Because lithium-ion batteries are so temperature-sensitive, BMW developed a new management system with a ‘Smart Function’ that warms the battery pack remotely, resulting in less loss. Also new on the Active E is a ‘Gliding” mode, which makes for a less obtrusive drive. That said, it takes some time to learn to drive an electric car. Whereas in a gas-powered car, you slow down by using the brakes, in the Active E, you can slow down using the accelerator pedal, via brake energy regeneration. To wit: when you lift off the accelerator, the electric motor becomes, as BMW says ‘a generator that feeds the electricity gained from kinetic energy back into the vehicle battery,” resulting in torque braking. BMW says you can spend 75 percent of city driving never using the brake pedal. On our 20-mile loop in the car that proved true.

What’s Good

Unlike the much-maligned drive on the MINI E, the drive on the Active E is pretty damn good, electric vehicle or not. The regenerative braking is a lot less active than on the MINI E, which was close to the point of being obtrusive. While BMW told us the MINI E customers liked the regenerative braking, the engineers went back and did a major re-think, resulting in the new gliding mode. BMW calls this ‘a distinctive intermediate position of the accelerator pedal’ which allows the vehicle to glide without using any energy.

What’s Bad

It’s somewhat hard to fault the short range of an electric car, but, while we really enjoyed the Active E, it would be hard to present it as an option for a one-car household. With a range of 100 miles or so, we’d still live in fear of running out of juice at an inopportune time or if your short commute turns into a long one due to traffic.

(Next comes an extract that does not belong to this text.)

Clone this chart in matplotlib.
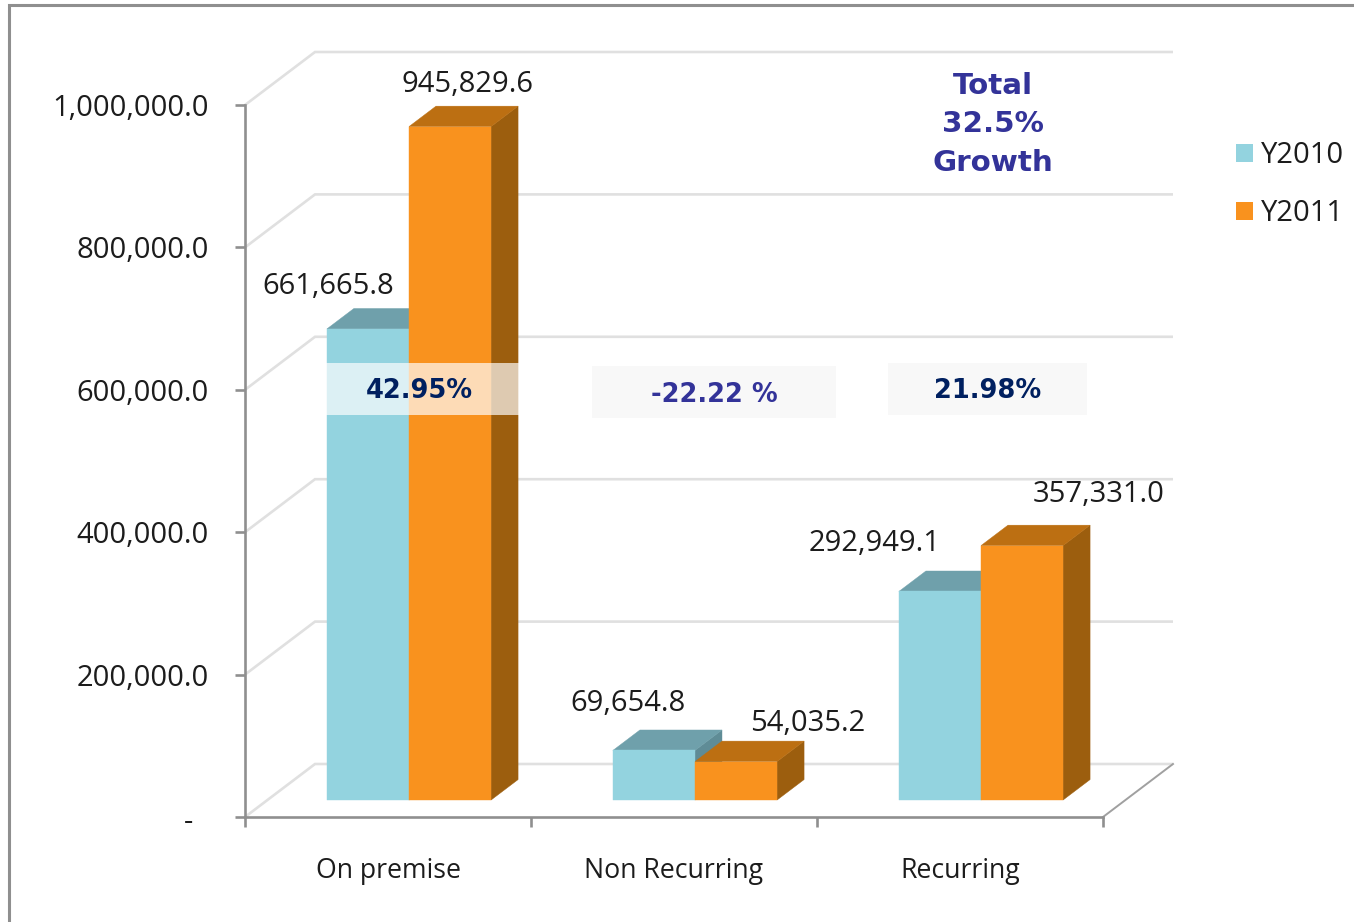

Also, you’ll need to rethink the way you drive. Due to the aforementioned regenerative braking and glide mode, you’ll need to learn to drive with just your left foot — and think of the ‘gas’ pedal as both an accelerator and a brake. Whoa!

The Price

The ActiveE is available with a 24-month lease in limited markets – Los Angeles, San Diego, San Francisco, Sacramento, New York, Boston and Hartford. For $499 per month, with $2,250 down, you too can drive off in one of the 700 electric BMWs allocated for the US. Which is about the same price you’ll pay for a well-equipped gas-powered 1 Series. Don’t forget, you’ll also need to pay for an in-home electric charging station, which runs about 2500 dollars.

The Verdict

BMW presents a pretty compelling proposition here. But while we admire and respect what BMW has accomplished with the Active E and feel they’ll have no problem leasing all 700 that are coming to the states, the Active E is starting to make us pine for the third stage of the BMW group electrification, the iBrand vehicles. That said, if you want an electric car now that ups the style factor from the Nissan Leaf, the Active E is the car for you.